The Age Of Transit Transparency
A study that examines the history of transit transparency -- the release of transit schedules, routes and real-time feeds for third-party use -- has been added to the Resource Center best practices database.
Released in June 2012, "Transit Transparency: Effective Disclosure through Open Data" was a project of Transparency Policy Project, Ash Center for Democratic Governance and Innovation, Taubman Center for State and Local Government and the Harvard Kennedy School.
"Changing course from customer-information strategies controlled entirely inside agencies to processes where agencies and developers played complementary roles in delivering customized information to riders constituted a significant shift for transit agencies," the researchers note.

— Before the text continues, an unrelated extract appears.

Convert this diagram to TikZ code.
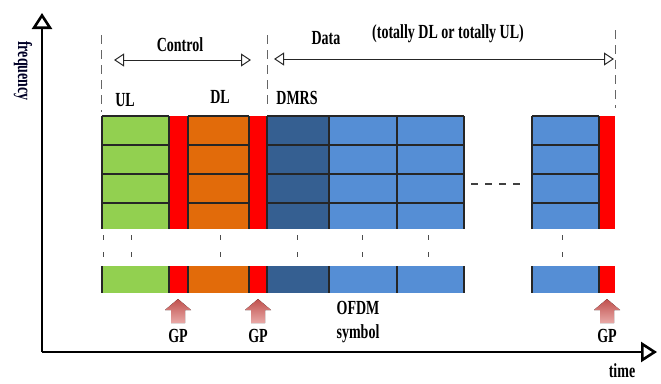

The study looks at the experiences of five agencies:
- Portland's TriMet, the first agency to make data publically available, working with Google to create open standards for transit data. The first data was released in 2006.
- Boston's MBTA, an early adopter of open data, which released its first data in 2009.
- Chicago's CTA, classified by researchers as one of the early majority of systems to allow public access to transit data, releasing its data in 2009.
- Washington, DC, WMATA, classified a late majority adopter of transit data transparency, released its first data in 2009-2010.
- New York's MTA, classified a late adopter, which didn't release its data until 2010
"Public disclosure of operations information was a novel approach for transit agencies," the researchers note. "They had not anticipated that outside developers — who were also transit riders — would be interested in working with the same raw data that engineers were using internally to manage such vast and complex transportation systems."